■ **Data block**
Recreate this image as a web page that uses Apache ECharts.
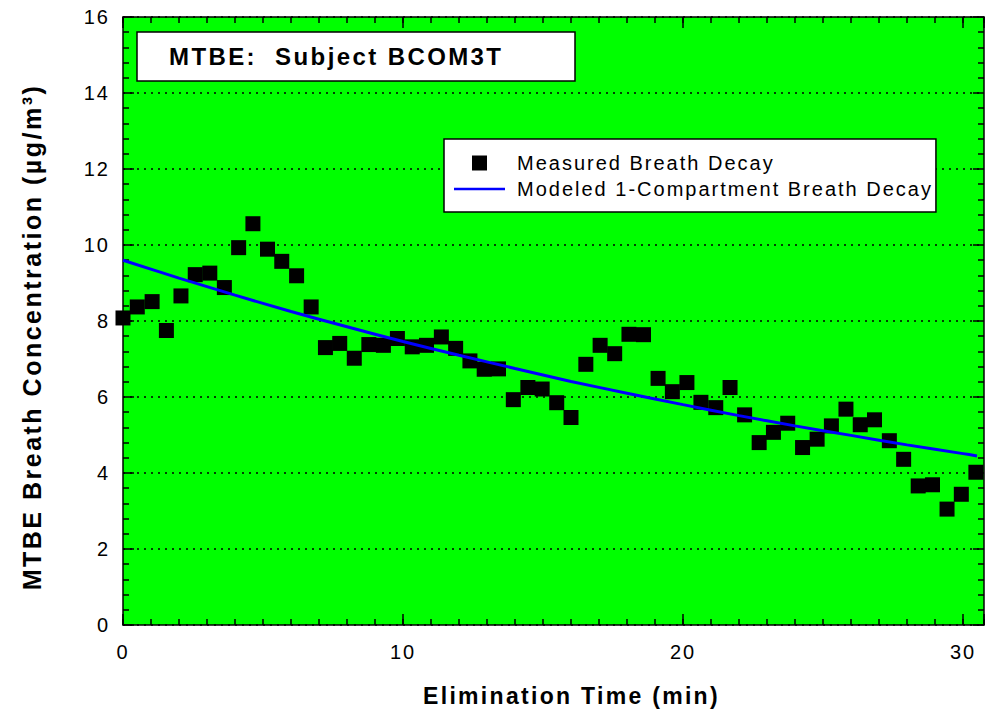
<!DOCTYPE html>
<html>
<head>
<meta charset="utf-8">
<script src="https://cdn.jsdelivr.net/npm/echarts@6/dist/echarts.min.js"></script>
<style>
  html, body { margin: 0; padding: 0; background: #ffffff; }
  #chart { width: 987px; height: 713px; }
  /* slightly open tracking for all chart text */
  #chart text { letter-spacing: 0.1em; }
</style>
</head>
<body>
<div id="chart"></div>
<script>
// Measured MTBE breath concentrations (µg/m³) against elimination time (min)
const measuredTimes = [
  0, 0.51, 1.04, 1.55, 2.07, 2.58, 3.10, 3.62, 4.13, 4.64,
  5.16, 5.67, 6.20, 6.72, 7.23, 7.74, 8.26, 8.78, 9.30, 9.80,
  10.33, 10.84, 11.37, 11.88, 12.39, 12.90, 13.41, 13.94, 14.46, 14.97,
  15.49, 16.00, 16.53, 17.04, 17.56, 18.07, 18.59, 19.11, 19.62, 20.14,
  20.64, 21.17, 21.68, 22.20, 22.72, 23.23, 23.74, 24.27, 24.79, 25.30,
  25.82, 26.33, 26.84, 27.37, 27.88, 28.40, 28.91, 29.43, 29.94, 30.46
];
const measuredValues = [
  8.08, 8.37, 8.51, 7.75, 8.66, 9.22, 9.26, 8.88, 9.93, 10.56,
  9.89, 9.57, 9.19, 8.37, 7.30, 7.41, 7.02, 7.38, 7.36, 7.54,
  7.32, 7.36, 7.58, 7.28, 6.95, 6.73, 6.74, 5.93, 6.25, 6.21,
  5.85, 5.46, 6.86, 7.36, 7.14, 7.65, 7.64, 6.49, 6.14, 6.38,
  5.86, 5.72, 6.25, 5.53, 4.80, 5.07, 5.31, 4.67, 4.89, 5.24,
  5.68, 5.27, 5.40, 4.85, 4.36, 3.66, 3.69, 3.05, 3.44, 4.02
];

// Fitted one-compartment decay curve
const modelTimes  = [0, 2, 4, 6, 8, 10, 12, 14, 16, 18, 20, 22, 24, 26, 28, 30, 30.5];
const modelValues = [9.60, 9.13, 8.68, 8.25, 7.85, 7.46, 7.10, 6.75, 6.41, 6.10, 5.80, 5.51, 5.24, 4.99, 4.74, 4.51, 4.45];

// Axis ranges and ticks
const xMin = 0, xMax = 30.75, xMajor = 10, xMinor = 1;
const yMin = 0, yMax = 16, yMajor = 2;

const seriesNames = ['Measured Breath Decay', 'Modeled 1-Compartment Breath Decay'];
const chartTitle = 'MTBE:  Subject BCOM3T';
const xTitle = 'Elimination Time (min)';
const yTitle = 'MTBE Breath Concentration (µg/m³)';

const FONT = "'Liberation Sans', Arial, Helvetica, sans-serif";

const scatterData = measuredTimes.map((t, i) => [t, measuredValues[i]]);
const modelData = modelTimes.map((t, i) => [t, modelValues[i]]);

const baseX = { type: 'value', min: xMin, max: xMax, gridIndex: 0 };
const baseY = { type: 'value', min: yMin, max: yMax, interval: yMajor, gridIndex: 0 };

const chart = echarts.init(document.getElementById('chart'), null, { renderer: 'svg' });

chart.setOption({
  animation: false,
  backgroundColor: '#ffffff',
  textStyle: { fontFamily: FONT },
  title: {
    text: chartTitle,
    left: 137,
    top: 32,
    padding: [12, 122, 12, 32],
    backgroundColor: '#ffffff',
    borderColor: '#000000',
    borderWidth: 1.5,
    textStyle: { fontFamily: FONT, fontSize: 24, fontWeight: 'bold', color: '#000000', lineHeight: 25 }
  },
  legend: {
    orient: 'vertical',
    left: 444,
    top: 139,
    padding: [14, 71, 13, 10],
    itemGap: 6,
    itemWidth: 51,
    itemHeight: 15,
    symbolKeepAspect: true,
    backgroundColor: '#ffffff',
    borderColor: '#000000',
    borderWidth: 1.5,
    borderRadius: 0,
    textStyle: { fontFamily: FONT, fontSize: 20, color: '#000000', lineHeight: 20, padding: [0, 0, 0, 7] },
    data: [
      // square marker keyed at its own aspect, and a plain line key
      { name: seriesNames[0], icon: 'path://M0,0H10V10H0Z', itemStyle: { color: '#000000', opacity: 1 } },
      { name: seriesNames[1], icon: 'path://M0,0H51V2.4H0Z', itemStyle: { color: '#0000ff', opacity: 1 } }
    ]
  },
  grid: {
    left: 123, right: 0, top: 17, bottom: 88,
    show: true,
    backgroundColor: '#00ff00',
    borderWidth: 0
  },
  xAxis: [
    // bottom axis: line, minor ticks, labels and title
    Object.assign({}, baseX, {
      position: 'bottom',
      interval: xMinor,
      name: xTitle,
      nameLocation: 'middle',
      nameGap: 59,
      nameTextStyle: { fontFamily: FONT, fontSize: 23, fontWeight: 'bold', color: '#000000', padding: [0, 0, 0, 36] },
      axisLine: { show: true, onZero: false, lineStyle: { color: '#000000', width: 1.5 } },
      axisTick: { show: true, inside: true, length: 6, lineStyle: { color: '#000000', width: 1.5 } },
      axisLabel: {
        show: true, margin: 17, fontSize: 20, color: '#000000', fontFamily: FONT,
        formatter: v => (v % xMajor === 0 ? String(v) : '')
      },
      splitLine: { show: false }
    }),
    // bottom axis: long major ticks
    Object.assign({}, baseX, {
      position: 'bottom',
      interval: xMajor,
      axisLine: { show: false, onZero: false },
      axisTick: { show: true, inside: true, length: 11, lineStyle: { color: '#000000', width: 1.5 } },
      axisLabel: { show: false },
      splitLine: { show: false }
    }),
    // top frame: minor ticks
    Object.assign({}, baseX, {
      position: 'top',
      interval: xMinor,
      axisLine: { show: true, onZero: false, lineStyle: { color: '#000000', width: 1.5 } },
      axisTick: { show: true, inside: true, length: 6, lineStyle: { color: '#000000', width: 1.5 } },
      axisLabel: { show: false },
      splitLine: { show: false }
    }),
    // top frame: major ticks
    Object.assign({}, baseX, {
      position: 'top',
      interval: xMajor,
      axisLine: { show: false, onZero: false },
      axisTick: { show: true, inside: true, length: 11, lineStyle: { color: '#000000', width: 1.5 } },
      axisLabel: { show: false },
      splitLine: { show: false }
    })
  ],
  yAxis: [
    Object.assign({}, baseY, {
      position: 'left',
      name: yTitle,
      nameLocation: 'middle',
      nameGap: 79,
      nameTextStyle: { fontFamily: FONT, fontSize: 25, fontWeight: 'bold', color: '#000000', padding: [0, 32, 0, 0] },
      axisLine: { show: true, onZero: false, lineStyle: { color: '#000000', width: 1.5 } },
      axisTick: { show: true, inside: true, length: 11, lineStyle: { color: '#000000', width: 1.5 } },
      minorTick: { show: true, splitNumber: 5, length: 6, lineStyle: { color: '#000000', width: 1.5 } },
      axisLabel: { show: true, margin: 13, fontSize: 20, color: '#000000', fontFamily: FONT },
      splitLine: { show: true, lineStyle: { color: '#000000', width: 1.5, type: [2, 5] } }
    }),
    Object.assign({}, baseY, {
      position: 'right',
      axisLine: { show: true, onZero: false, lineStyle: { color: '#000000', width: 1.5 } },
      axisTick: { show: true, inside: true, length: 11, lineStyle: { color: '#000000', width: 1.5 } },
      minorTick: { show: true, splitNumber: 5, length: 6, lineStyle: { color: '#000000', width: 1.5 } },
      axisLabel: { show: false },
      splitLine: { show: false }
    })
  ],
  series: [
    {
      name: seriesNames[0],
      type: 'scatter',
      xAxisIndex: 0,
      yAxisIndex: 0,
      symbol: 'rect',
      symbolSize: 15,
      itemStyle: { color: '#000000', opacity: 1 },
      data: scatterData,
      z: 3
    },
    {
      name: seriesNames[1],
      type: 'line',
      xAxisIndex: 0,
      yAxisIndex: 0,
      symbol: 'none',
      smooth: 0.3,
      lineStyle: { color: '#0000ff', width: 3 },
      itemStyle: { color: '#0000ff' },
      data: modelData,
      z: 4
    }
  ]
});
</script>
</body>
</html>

■ **Instruction**
Begin at the top of the material above and output each line exactly, stopping after the line that holds "const yMin = 0, yMax = 16, yMajor = 2;". Leave out pictures.

■ **In response**
Recreate this image as a web page that uses Apache ECharts.
<!DOCTYPE html>
<html>
<head>
<meta charset="utf-8">
<script src="https://cdn.jsdelivr.net/npm/echarts@6/dist/echarts.min.js"></script>
<style>
  html, body { margin: 0; padding: 0; background: #ffffff; }
  #chart { width: 987px; height: 713px; }
  /* slightly open tracking for all chart text */
  #chart text { letter-spacing: 0.1em; }
</style>
</head>
<body>
<div id="chart"></div>
<script>
// Measured MTBE breath concentrations (µg/m³) against elimination time (min)
const measuredTimes = [
  0, 0.51, 1.04, 1.55, 2.07, 2.58, 3.10, 3.62, 4.13, 4.64,
  5.16, 5.67, 6.20, 6.72, 7.23, 7.74, 8.26, 8.78, 9.30, 9.80,
  10.33, 10.84, 11.37, 11.88, 12.39, 12.90, 13.41, 13.94, 14.46, 14.97,
  15.49, 16.00, 16.53, 17.04, 17.56, 18.07, 18.59, 19.11, 19.62, 20.14,
  20.64, 21.17, 21.68, 22.20, 22.72, 23.23, 23.74, 24.27, 24.79, 25.30,
  25.82, 26.33, 26.84, 27.37, 27.88, 28.40, 28.91, 29.43, 29.94, 30.46
];
const measuredValues = [
  8.08, 8.37, 8.51, 7.75, 8.66, 9.22, 9.26, 8.88, 9.93, 10.56,
  9.89, 9.57, 9.19, 8.37, 7.30, 7.41, 7.02, 7.38, 7.36, 7.54,
  7.32, 7.36, 7.58, 7.28, 6.95, 6.73, 6.74, 5.93, 6.25, 6.21,
  5.85, 5.46, 6.86, 7.36, 7.14, 7.65, 7.64, 6.49, 6.14, 6.38,
  5.86, 5.72, 6.25, 5.53, 4.80, 5.07, 5.31, 4.67, 4.89, 5.24,
  5.68, 5.27, 5.40, 4.85, 4.36, 3.66, 3.69, 3.05, 3.44, 4.02
];

// Fitted one-compartment decay curve
const modelTimes  = [0, 2, 4, 6, 8, 10, 12, 14, 16, 18, 20, 22, 24, 26, 28, 30, 30.5];
const modelValues = [9.60, 9.13, 8.68, 8.25, 7.85, 7.46, 7.10, 6.75, 6.41, 6.10, 5.80, 5.51, 5.24, 4.99, 4.74, 4.51, 4.45];

// Axis ranges and ticks
const xMin = 0, xMax = 30.75, xMajor = 10, xMinor = 1;
const yMin = 0, yMax = 16, yMajor = 2;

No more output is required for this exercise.